Bireysel düzeyde yabancılaşmanın, kişinin kendi öz tanımı ile daha geniş bir toplum tarafından kendisine atfedilen kimlik arasında bir çatışma yaşandığında ortaya çıktığı söylenir. Böylece yabancılaşma, çeşitli baskı biçimlerinin (ırkçılık, cinsiyetçilik, yaş ayrımcılığı, vb.) kurbanları tarafından gerçekte deneyimlendiği ve içselleştirildiği öznel bir biçim haline gelir.

Sonuç olarak, eski devrimci anlayış, yabancılaşmayı “ana akımın” temelde şiddet dolu ve insanlık karşıtı doğasının ayrılmaz bir parçası olarak görürken, postmodern teoriler artık yabancılaşmayı bir kez daha ana akımdan dışlanmanın bir ölçüsü olarak ele almaktadır.

Toplumsal düzeyde, postmodern yabancılaşma anlayışının özgürlük eksikliğinden ziyade özgürlük fazlalığından kaynaklandığı söylenir; bu kavram, 19. yüzyılın sonlarında “modern” yabancılaşma kavramları olarak adlandırılanlardan ayırt edilmesi neredeyse imkânsız olan bir kavramdır.

Şimdiye kadar bu iki gelenek, belki de “doğaya yabancılaşma” hakkındaki son çevreci fikirler dışında, birbirleriyle neredeyse hiç temas etmedi. Nasıl ya da ne şekilde temas kuracakları ise ucu açık bir soru olarak kalmaya devam etmektedir.


Bibliyografya

- Geyer, Felix, ed. Alienation, Ethnicity, and Postmodernism. London and Westport, Conn.: Greenwood Press, 1996.

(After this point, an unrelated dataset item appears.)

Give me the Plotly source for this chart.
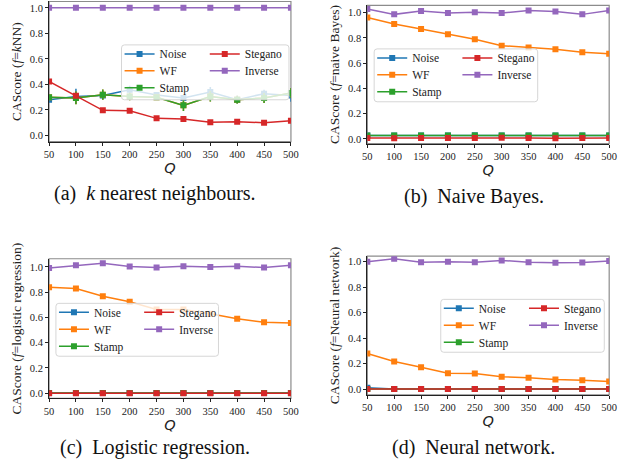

- Ollman, Bertell. Alienation: Marx’s Conception of Man in Capitalist Society. Cambridge, U.K., and New York: Cambridge University Press, 1976.

- Schmitt, Richard, and Thomas E. Moody, eds. Alienation and Social Criticism. Atlantic Highlands, N.J.: Humanities Press, 1994.

- Schweitzer, David, and Felix Geyer, eds. Alienation Theories and De-Alienation Strategies: Comparative Perspectives in Philosophy and the Social Sciences. London: Science Reviews, 1989.